According to Loewentheil, there were thousands of negatives—of portraits of everyone from Einstein to Kahlo—that were largely unprotected, un-digitized, and most important, lost to the world. “It was something I felt compelled to rectify.” In doing so, Loewentheil has plans to mount several more exhibitions.

The New York Times called Sternberger’s methodology “a unique blend of psychological and photographic techniques.” He believed in and defined “The Psychology of Portrait Photography,” using both research and personal experience to navigate the complex process of a truly successful portrait session. Sternberger wrote, “The task of coordinating psychological understanding with aesthetical interpretation is tremendously challenging, particularly since it has to be compressed into such a relatively short time. You must concentrate all your carefully cultivated sensitivity, all your artistic experience to ‘feel’ your way into your subject’s character, decide rapidly which his best [physical] points are, and how to exploit them to greatest advantage.”

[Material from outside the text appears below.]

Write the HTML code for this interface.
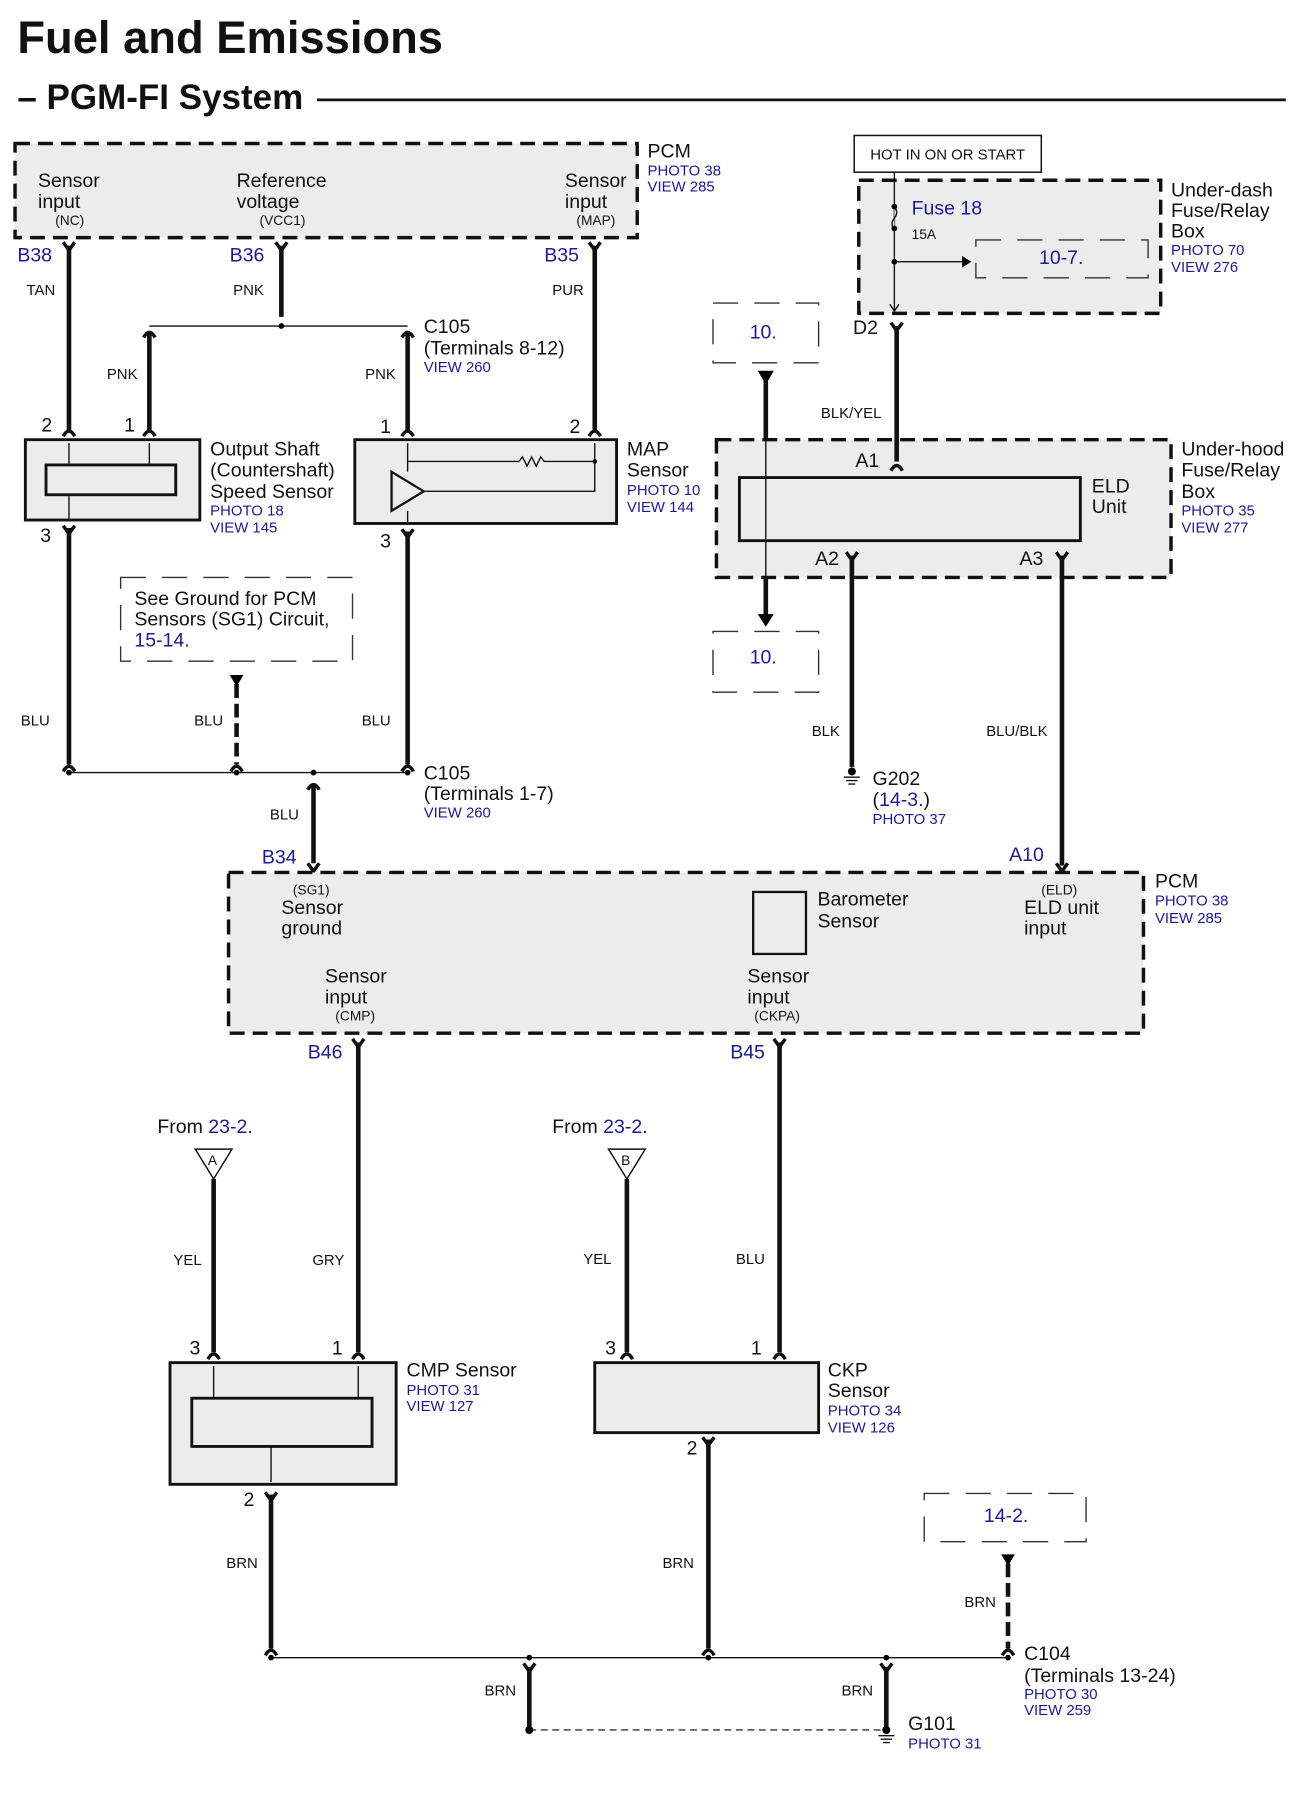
<!DOCTYPE html>
<html><head><meta charset="utf-8"><style>
html,body{margin:0;padding:0;background:#fff}
svg{display:block}
text{font-family:"Liberation Sans",Arial,sans-serif;fill:#111}
.b{fill:#1a1a9a}
.t{font-size:17px}.s{font-size:13px}.xs{font-size:12px}
.w{stroke:#111;stroke-width:4;fill:none}
.thin{stroke:#111;stroke-width:1.2;fill:none}
.box{fill:#ececec;stroke:#111;stroke-width:3;stroke-dasharray:13,7}
.nb{fill:none;stroke:#333;stroke-width:1.2;stroke-dasharray:22,14}
.sb{fill:#ececec;stroke:#111;stroke-width:2.5}
</style></head><body>
<svg width="1302" height="1800" viewBox="0 0 1134 1568" xmlns="http://www.w3.org/2000/svg">
<defs>
<path id="y" d="M-5,-7 L0,0 L5,-7" fill="none" stroke="#111" stroke-width="3"/>
<path id="n" d="M-5,6 Q0,-3 5,6" fill="none" stroke="#111" stroke-width="3"/>
</defs>
<text x="15" y="46" style="font-size:39.5px;font-weight:bold">Fuel and Emissions</text>
<text x="15" y="95" style="font-size:30.5px;font-weight:bold">– PGM-FI System</text>
<line x1="276" y1="87" x2="1120" y2="87" stroke="#111" stroke-width="2.5"/>

<!-- PCM top -->
<rect x="13" y="125" width="542" height="82" class="box"/>
<text class="t" x="33" y="163">Sensor</text><text class="t" x="33" y="181">input</text><text class="xs" x="48" y="196">(NC)</text>
<text class="t" x="206" y="163">Reference</text><text class="t" x="206" y="181">voltage</text><text class="xs" x="226" y="196">(VCC1)</text>
<text class="t" x="492" y="163">Sensor</text><text class="t" x="492" y="181">input</text><text class="xs" x="502" y="196">(MAP)</text>
<text class="t" x="564" y="137">PCM</text><text class="s b" x="564" y="153">PHOTO 38</text><text class="s b" x="564" y="167">VIEW 285</text>
<text class="t b" x="15" y="228">B38</text><text class="t b" x="200" y="228">B36</text><text class="t b" x="474" y="228">B35</text>
<use href="#y" x="60" y="218"/><use href="#y" x="245" y="218"/><use href="#y" x="518" y="218"/>
<path class="w" d="M60,214V376M245,214V276M518,214V376M130,290V376M355,290V376"/>
<use href="#n" x="130" y="288"/><use href="#n" x="355" y="288"/>
<use href="#n" x="60" y="374"/><use href="#n" x="130" y="374"/><use href="#n" x="355" y="374"/><use href="#n" x="518" y="374"/>
<line class="thin" x1="130" y1="284" x2="355" y2="284"/><circle cx="245" cy="284" r="2.5"/>
<text class="s" x="23" y="257">TAN</text><text class="s" x="203" y="257">PNK</text><text class="s" x="481" y="257">PUR</text>
<text class="s" x="93" y="330">PNK</text><text class="s" x="318" y="330">PNK</text>
<text class="t" x="369" y="290">C105</text><text class="t" x="369" y="309">(Terminals 8-12)</text><text class="s b" x="369" y="324">VIEW 260</text>

<!-- Output shaft sensor -->
<rect x="22" y="383" width="152" height="70" class="sb"/>
<rect x="40" y="405" width="113" height="26" fill="#ececec" stroke="#111" stroke-width="2.5"/>
<path class="thin" d="M60,405V386M130,405V386M60,431V452"/>
<text class="t" x="36" y="376">2</text><text class="t" x="108" y="376">1</text><text class="t" x="35" y="472">3</text>
<text class="t" x="183" y="397">Output Shaft</text><text class="t" x="183" y="415">(Countershaft)</text><text class="t" x="183" y="434">Speed Sensor</text>
<text class="s b" x="183" y="449">PHOTO 18</text><text class="s b" x="183" y="464">VIEW 145</text>

<!-- MAP sensor -->
<rect x="309" y="383" width="228" height="73" class="sb"/>
<path d="M341,411L369,428L341,445Z" fill="none" stroke="#111" stroke-width="2"/>
<path class="thin" d="M355,386V411M355,445V456M369,428H518V386M355,402H452l3,-4 4,8 4,-8 4,8 4,-8 3,4H518"/>
<circle cx="518" cy="402" r="2"/>
<text class="t" x="331" y="377">1</text><text class="t" x="496" y="377">2</text><text class="t" x="331" y="477">3</text>
<text class="t" x="546" y="397">MAP</text><text class="t" x="546" y="415">Sensor</text><text class="s b" x="546" y="431">PHOTO 10</text><text class="s b" x="546" y="446">VIEW 144</text>

<!-- BLU section -->
<use href="#y" x="60" y="465"/><use href="#y" x="355" y="468"/>
<path class="w" d="M60,460V666M355,463V666"/>
<path class="w" d="M206,596V666" stroke-dasharray="12,5"/>
<path d="M200,588H212L206,598Z"/>
<use href="#n" x="60" y="666"/><use href="#n" x="206" y="666"/><use href="#n" x="355" y="666"/>
<rect x="105" y="503" width="202" height="73" class="nb"/>
<text class="t" x="117" y="527">See Ground for PCM</text><text class="t" x="117" y="545">Sensors (SG1) Circuit,</text><text class="t b" x="117" y="563">15-14.</text>
<text class="s" x="18" y="632">BLU</text><text class="s" x="169" y="632">BLU</text><text class="s" x="315" y="632">BLU</text>
<line class="thin" x1="60" y1="673" x2="355" y2="673"/>
<circle cx="60" cy="673" r="2.5"/><circle cx="206" cy="673" r="2.5"/><circle cx="273" cy="673" r="2.5"/><circle cx="355" cy="673" r="2.5"/>
<use href="#n" x="273" y="682"/>
<path class="w" d="M273,684V752"/><use href="#y" x="273" y="759"/>
<text class="t" x="369" y="679">C105</text><text class="t" x="369" y="697">(Terminals 1-7)</text><text class="s b" x="369" y="712">VIEW 260</text>
<text class="s" x="235" y="714">BLU</text><text class="t b" x="228" y="752">B34</text>

<!-- PCM middle -->
<rect x="199" y="760" width="797" height="140" class="box"/>
<text class="xs" x="255" y="779">(SG1)</text><text class="t" x="245" y="796">Sensor</text><text class="t" x="245" y="814">ground</text>
<rect x="656" y="777" width="46" height="54" fill="#ececec" stroke="#111" stroke-width="2"/>
<text class="t" x="712" y="789">Barometer</text><text class="t" x="712" y="808">Sensor</text>
<text class="xs" x="907" y="779">(ELD)</text><text class="t" x="892" y="796">ELD unit</text><text class="t" x="892" y="814">input</text>
<text class="t" x="283" y="856">Sensor</text><text class="t" x="283" y="874">input</text><text class="xs" x="292" y="889">(CMP)</text>
<text class="t" x="651" y="856">Sensor</text><text class="t" x="651" y="874">input</text><text class="xs" x="657" y="889">(CKPA)</text>
<text class="t" x="1006" y="773">PCM</text><text class="s b" x="1006" y="789">PHOTO 38</text><text class="s b" x="1006" y="804">VIEW 285</text>
<text class="t b" x="879" y="750">A10</text><use href="#y" x="925" y="759"/>
<text class="t b" x="268" y="922">B46</text><text class="t b" x="636" y="922">B45</text>
<use href="#y" x="312" y="912"/><use href="#y" x="679" y="912"/>
<path class="w" d="M312,908V1178M679,908V1178"/>

<!-- From 23-2 -->
<text class="t" x="137" y="987">From <tspan class="b">23-2</tspan>.</text>
<text class="t" x="481" y="987">From <tspan class="b">23-2</tspan>.</text>
<path d="M170,1001H202L186,1027Z" fill="#fff" stroke="#111" stroke-width="1.3"/><text class="xs" x="181" y="1015">A</text>
<path d="M530,1001H562L546,1027Z" fill="#fff" stroke="#111" stroke-width="1.3"/><text class="xs" x="541" y="1015">B</text>
<path class="w" d="M186,1027V1178M546,1027V1178"/>
<use href="#n" x="186" y="1178"/><use href="#n" x="312" y="1178"/><use href="#n" x="546" y="1178"/><use href="#n" x="679" y="1178"/>
<text class="s" x="151" y="1102">YEL</text><text class="s" x="272" y="1102">GRY</text><text class="s" x="508" y="1101">YEL</text><text class="s" x="641" y="1101">BLU</text>

<!-- CMP -->
<rect x="148" y="1187" width="197" height="106" class="sb"/>
<rect x="167" y="1218" width="157" height="42" fill="#ececec" stroke="#111" stroke-width="2.5"/>
<path class="thin" d="M186,1218V1190M312,1218V1190M236,1260V1291"/>
<text class="t" x="165" y="1180">3</text><text class="t" x="289" y="1180">1</text><text class="t" x="212" y="1312">2</text>
<text class="t" x="354" y="1199">CMP Sensor</text><text class="s b" x="354" y="1215">PHOTO 31</text><text class="s b" x="354" y="1229">VIEW 127</text>
<!-- CKP -->
<rect x="518" y="1187" width="195" height="61" class="sb"/>
<text class="t" x="527" y="1180">3</text><text class="t" x="654" y="1180">1</text><text class="t" x="598" y="1267">2</text>
<text class="t" x="721" y="1199">CKP</text><text class="t" x="721" y="1217">Sensor</text><text class="s b" x="721" y="1233">PHOTO 34</text><text class="s b" x="721" y="1248">VIEW 126</text>

<!-- BRN -->
<use href="#y" x="236" y="1307"/><use href="#y" x="617" y="1259"/>
<path class="w" d="M236,1302V1436M617,1254V1436"/>
<use href="#n" x="236" y="1436"/><use href="#n" x="617" y="1436"/><use href="#n" x="878" y="1436"/>
<text class="s" x="197" y="1366">BRN</text><text class="s" x="577" y="1366">BRN</text>
<line class="thin" x1="236" y1="1444" x2="878" y2="1444"/>
<circle cx="236" cy="1444" r="2.5"/><circle cx="461" cy="1444" r="2.5"/><circle cx="617" cy="1444" r="2.5"/><circle cx="772" cy="1444" r="2.5"/><circle cx="878" cy="1444" r="2.5"/>
<use href="#y" x="461" y="1456"/><use href="#y" x="772" y="1456"/>
<path class="w" d="M461,1452V1505M772,1452V1505"/>
<text class="s" x="422" y="1477">BRN</text><text class="s" x="733" y="1477">BRN</text>
<line x1="461" y1="1507" x2="772" y2="1507" stroke="#333" stroke-width="1.2" stroke-dasharray="6,4"/>
<circle cx="461" cy="1507" r="3.5"/><circle cx="772" cy="1507" r="3.5"/>
<path class="thin" d="M765,1512H779M767,1515H777M769,1518H775"/>
<text class="t" x="791" y="1507">G101</text><text class="s b" x="791" y="1523">PHOTO 31</text>
<rect x="805" y="1301" width="141" height="42" class="nb"/><text class="t b" x="857" y="1326">14-2.</text>
<path d="M872,1354H884L878,1364Z"/>
<path class="w" d="M878,1362V1436" stroke-dasharray="12,5"/>
<text class="s" x="840" y="1400">BRN</text>
<text class="t" x="892" y="1446">C104</text><text class="t" x="892" y="1465">(Terminals 13-24)</text><text class="s b" x="892" y="1480">PHOTO 30</text><text class="s b" x="892" y="1494">VIEW 259</text>

<!-- Right top -->
<rect x="744" y="118" width="163" height="32" fill="#fff" stroke="#111" stroke-width="1.3"/>
<text class="s" x="758" y="139">HOT IN ON OR START</text>
<rect x="748" y="157" width="263" height="116" class="box"/>
<path class="thin" d="M779,150V200M779,200V270M779,228H840"/>
<path d="M779,200q-4,-5 0,-10 q4,-5 0,-10" fill="#ececec" stroke="#111" stroke-width="1.2"/>
<circle cx="779" cy="199" r="2.5"/><circle cx="779" cy="180" r="2.5"/><circle cx="779" cy="228" r="2.5"/>
<path d="M838,223L846,228L838,233Z"/><path class="thin" d="M775,265L779,271L783,265"/>
<rect x="850" y="209" width="150" height="33" class="nb"/><text class="t b" x="905" y="230">10-7.</text>
<text class="t b" x="794" y="187">Fuse 18</text><text class="xs" x="794" y="208">15A</text>
<text class="t" x="1020" y="171">Under-dash</text><text class="t" x="1020" y="189">Fuse/Relay</text><text class="t" x="1020" y="207">Box</text>
<text class="s b" x="1020" y="222">PHOTO 70</text><text class="s b" x="1020" y="237">VIEW 276</text>
<text class="t" x="743" y="291">D2</text><use href="#y" x="781" y="288"/>

<rect x="624" y="383" width="396" height="120" class="box"/>
<path class="w" d="M781,284V402"/>
<use href="#n" x="781" y="404"/>
<text class="s" x="715" y="364">BLK/YEL</text>
<rect x="644" y="416" width="297" height="55" fill="#ececec" stroke="#111" stroke-width="2.5"/>
<text class="t" x="745" y="407">A1</text>
<text class="t" x="951" y="429">ELD</text><text class="t" x="951" y="447">Unit</text>
<text class="t" x="710" y="492">A2</text><text class="t" x="888" y="492">A3</text>
<path class="w" d="M925,484V754"/>
<use href="#y" x="742" y="488"/><use href="#y" x="925" y="488"/>
<text class="t" x="1029" y="397">Under-hood</text><text class="t" x="1029" y="415">Fuse/Relay</text><text class="t" x="1029" y="434">Box</text>
<text class="s b" x="1029" y="449">PHOTO 35</text><text class="s b" x="1029" y="464">VIEW 277</text>

<rect x="621" y="264" width="92" height="52" class="nb"/><text class="t b" x="653" y="295">10.</text>
<path d="M660,323H674L667,335Z"/>
<path class="w" d="M667,330V383M667,503V537"/><line class="thin" x1="667" y1="383" x2="667" y2="503"/>
<path d="M660,535H674L667,546Z"/>
<rect x="621" y="550" width="92" height="53" class="nb"/><text class="t b" x="653" y="578">10.</text>

<path class="w" d="M742,484V668"/><circle cx="742" cy="672" r="3.5"/>
<path class="thin" d="M735,677H749M737,680H747M739,683H745"/>
<text class="s" x="707" y="641">BLK</text><text class="s" x="859" y="641">BLU/BLK</text>
<text class="t" x="760" y="684">G202</text><text class="t" x="760" y="702">(<tspan class="b">14-3.</tspan>)</text><text class="s b" x="760" y="718">PHOTO 37</text>
</svg>
</body></html>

Sternberger fled his native Hungary fearing reprisals after protesting the anti-Semitic regime in the late 1920s. In Paris, he became a journalist for Le Soir, among other publications. In 1932, he moved to Berlin where he met his soon-to-be wife, Ilse. The two were to marry in June of 1933, but hurriedly married in April when they learned that the Nazis planned on confiscating the passports of Jews. After detention by the Gestapo they went to Paris and soon after, Antwerp. There he became Private Photographer to The Belgian Royal Family. As Nazism and Fascism spread across Europe, Sternberger and his family were able to flee to London with help from the Belgian Royal Family. After less than two years in London, he was invited by Franklin Delano Roosevelt to produce an official portrait in the White House. He would spend the next decade documenting luminary personalities across the United States. Later, he spent time in Mexico photographing the political and business elite before ironically befriending Diego Rivera and Frida Kahlo. He died tragically in a car accident at the height of his career in 1956.

This left his wife Ilse the sole guardian of this extraordinary archive of art. Many decades later she was determined to find the collection a place in history. Thus it was with relief in 1996 when she met Stephan Loewentheil, a prominent antiquarian dealer to whom she could entrust the Sternberger archive. He promised to keep the collection intact until a solution to Ilse’s dreams could be found. Her great aspiration was to publish Marcel’s book and the archive of their joint work, to bring their art and history out of storage and into the collective memory of the present. Many years later, Stephan Loewentheil’s son Jacob, a student of psychology and photography, rediscovered the archive in storage.